Em 40 anos, a
atrofia do que um dia foi bom humor na política
Por Enio Lins www.eniolins.com.br
“Alô mamãe! Eu te amo”, assim Agnaldo Timóteo,
ídolo da música popular, no seu primeiro discurso como deputado federal, em
fevereiro de 1983, apostou no inusitado e teatralizou, na tribuna da Câmara, um
telefonema para sua mãe. 40 anos depois, outra teatralização inusitada mostrou
o quanto a política brasileira se degenerou.
Não existiam celulares na época, e o
deputado/cantor levou para a tribuna um tijolão de cor amarelada, parte
destacável dos então modernos telefone sem fio. O gesto teatral cumpriu seu
objetivo e atraiu a atenção da mídia em todo Brasil. No mesmo ano, lançou um LP
intitulado “Alô mamãe! Eu te amo”, vinil que ainda hoje circula entre seu
fã-clube.
Agnaldo Timóteo era mestre em polêmicas, esgrimava
declarações provocativas (para a época) e a lenda diz que não levava desaforo
para casa; sua fama de bom de briga corria o Brasil, alertando sobre o risco de
nocaute para quem o provocasse como botafoguense doente que era, ou tirasse
onda com sua vida sexual. Seria sopapo certo.

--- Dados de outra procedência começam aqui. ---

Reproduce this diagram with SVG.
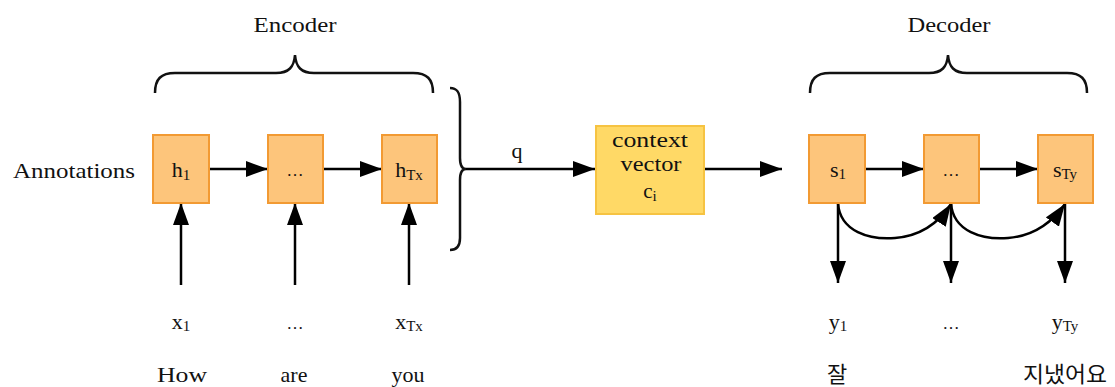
<svg xmlns="http://www.w3.org/2000/svg" width="1115" height="387" viewBox="0 0 1115 387">
<style>
text{font-family:"Liberation Serif","Noto Serif",serif;fill:#111;}
.lbl{font-size:22px;text-anchor:middle;}
.sub{font-size:15px;}
.kr{font-family:"Noto Sans CJK KR",sans-serif;font-size:22px;text-anchor:middle;}
.box{fill:#FDC57B;stroke:#F29A33;stroke-width:2;}
.ctx{fill:#FFD966;stroke:#F6C342;stroke-width:2;}
.ln{stroke:#000;stroke-width:2.5;fill:none;}
.br{stroke:#111;stroke-width:2.5;fill:none;}
</style>
<defs>
<marker id="ah" markerUnits="userSpaceOnUse" markerWidth="24" markerHeight="16" refX="22" refY="8" orient="auto">
<path d="M0,0 L22,8 L0,16 z" fill="#000"/>
</marker>
</defs>

<text x="295" y="32" class="lbl" textLength="83" lengthAdjust="spacingAndGlyphs">Encoder</text>
<text x="949" y="32" class="lbl" textLength="83" lengthAdjust="spacingAndGlyphs">Decoder</text>
<text x="13" y="178" style="font-size:22px" textLength="122" lengthAdjust="spacingAndGlyphs">Annotations</text>

<g id="braces">
<path class="br" d="M155,93 C155,79 161,73 175,73 L276,73 C289,73 294,67 295,55 C296,67 301,73 314,73 L413,73 C427,73 433,79 433,93"/>
<path class="br" d="M810,93 C810,79 816,73 830,73 L929,73 C942,73 947,67 948,55 C949,67 954,73 967,73 L1067,73 C1081,73 1087,79 1087,93"/>
<path class="br" d="M450,88 C457,88 460,92 460,102 L460,158 C460,165 462,169 466,169 C462,169 460,173 460,180 L460,238 C460,246 457,250 450,250"/>
</g>

<g id="connectors">
<line class="ln" x1="209" y1="169" x2="268" y2="169" marker-end="url(#ah)"/>
<line class="ln" x1="323" y1="169" x2="382" y2="169" marker-end="url(#ah)"/>
<line class="ln" x1="181" y1="285" x2="181" y2="203" marker-end="url(#ah)"/>
<line class="ln" x1="295" y1="285" x2="295" y2="203" marker-end="url(#ah)"/>
<line class="ln" x1="409" y1="285" x2="409" y2="203" marker-end="url(#ah)"/>
<line class="ln" x1="466" y1="169" x2="595" y2="169" marker-end="url(#ah)"/>
<line class="ln" x1="704" y1="169" x2="782" y2="169" marker-end="url(#ah)"/>
<line class="ln" x1="865" y1="169" x2="924" y2="169" marker-end="url(#ah)"/>
<line class="ln" x1="979" y1="169" x2="1038" y2="169" marker-end="url(#ah)"/>
<line class="ln" x1="838" y1="203" x2="838" y2="283" marker-end="url(#ah)"/>
<line class="ln" x1="951" y1="203" x2="951" y2="283" marker-end="url(#ah)"/>
<line class="ln" x1="1065" y1="203" x2="1065" y2="283" marker-end="url(#ah)"/>
<path class="ln" d="M838,203 C840,232 870,240 895,238 C920,236 938,224 951,204" marker-end="url(#ah)"/>
<path class="ln" d="M951,203 C953,232 983,240 1008,238 C1033,236 1051,224 1065,204" marker-end="url(#ah)"/>
</g>
<text x="517" y="158" class="lbl">q</text>

<g id="h1"><rect class="box" x="153" y="135" width="56" height="68"/><text x="181" y="177" class="lbl">h<tspan class="sub" dy="3">1</tspan></text></g>
<g id="hdots"><rect class="box" x="268" y="135" width="55" height="68"/><text x="295" y="176" class="lbl" style="font-size:17px">…</text></g>
<g id="hTx"><rect class="box" x="382" y="135" width="55" height="68"/><text x="409" y="177" class="lbl">h<tspan class="sub" dy="3">Tx</tspan></text></g>

<g id="context"><rect class="ctx" x="596" y="126" width="108" height="88"/>
<text x="650" y="147" class="lbl" textLength="76" lengthAdjust="spacingAndGlyphs">context</text>
<text x="651" y="171" class="lbl" textLength="61" lengthAdjust="spacingAndGlyphs">vector</text>
<text x="650" y="198" class="lbl" style="font-size:21px">c<tspan class="sub" dy="3">i</tspan></text></g>

<g id="s1"><rect class="box" x="809" y="135" width="56" height="68"/><text x="838" y="177" class="lbl">s<tspan class="sub" dy="2">1</tspan></text></g>
<g id="sdots"><rect class="box" x="924" y="135" width="55" height="68"/><text x="951" y="176" class="lbl" style="font-size:17px">…</text></g>
<g id="sTy"><rect class="box" x="1038" y="135" width="55" height="68"/><text x="1065" y="177" class="lbl">s<tspan class="sub" dy="2">Ty</tspan></text></g>

<g id="inputs">
<text x="181" y="329" class="lbl">x<tspan class="sub" dy="2">1</tspan></text>
<text x="295" y="329" class="lbl" style="font-size:17px">…</text>
<text x="409" y="329" class="lbl">x<tspan class="sub" dy="2">Tx</tspan></text>
<text x="182" y="382" class="lbl" textLength="50" lengthAdjust="spacingAndGlyphs">How</text>
<text x="294" y="382" class="lbl">are</text>
<text x="408" y="382" class="lbl">you</text>
</g>
<g id="outputs">
<text x="838" y="329" class="lbl">y<tspan class="sub" dy="2">1</tspan></text>
<text x="951" y="329" class="lbl" style="font-size:17px">…</text>
<text x="1065" y="329" class="lbl">y<tspan class="sub" dy="2">Ty</tspan></text>
<text x="837" y="382" class="kr">잘</text>
<text x="1065" y="382" class="kr" textLength="84" lengthAdjust="spacingAndGlyphs">지냈어요</text>
</g>
</svg>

Tempos românticos, aqueles. O “Alô, mamãe” gerou
um bom debate sobre se seria conveniente ou não, por cênica, a fala do mineiro
eleito pelo PDT carioca. Teorizou-se sobre o amor de mãe e sua respectiva
utilização na política.
Quatro décadas depois, no Dia Internacional da
Mulher, outro mineiro, o deputado mais votado do Brasil em 2022, levou para a
tribuna da Câmara Federal uma peruca dourada, colocou-a no quengo e ironizou
contra as transsexuais, buscando humilhar e ridicularizar, numa agressão que
não foi gratuita, muito menos impensada.
Buscava, em sua pantomima preconceituosa, ampliar
sua interação com um público nocivo, discriminador, e que vê na humilhação,
intimidação e agressão métodos válidos para combater quem não lhes agrade, quem
ouse um estilo de vida que não se enquadre dentro das quatro linhas de suas
mentes abusadoras.
Segundo a mídia especializada, nos momentos
seguintes à presepada, as adesões às suas redes sociais pularam para mais 48
mil pessoas. Uma simples postagem, dias depois, desse parlamentar ao lado do
mito dele (imagem aparentemente colada) gerou, de cara, 190 mil curtidas e
2.572 comentários.
Pertinente é o debate sobre a punição adequada
para esse ato do deputado bolsonarista, mas essa deixa de ser a questão
principal quando se constata que esse indivíduo, e seu gesto preconceituoso e
agressivo, representa milhões de brasileiros. Ô trem nojento, sô! Saudade do
Agnaldo Timóteo, e de suas provocações que não visavam o mal de ninguém.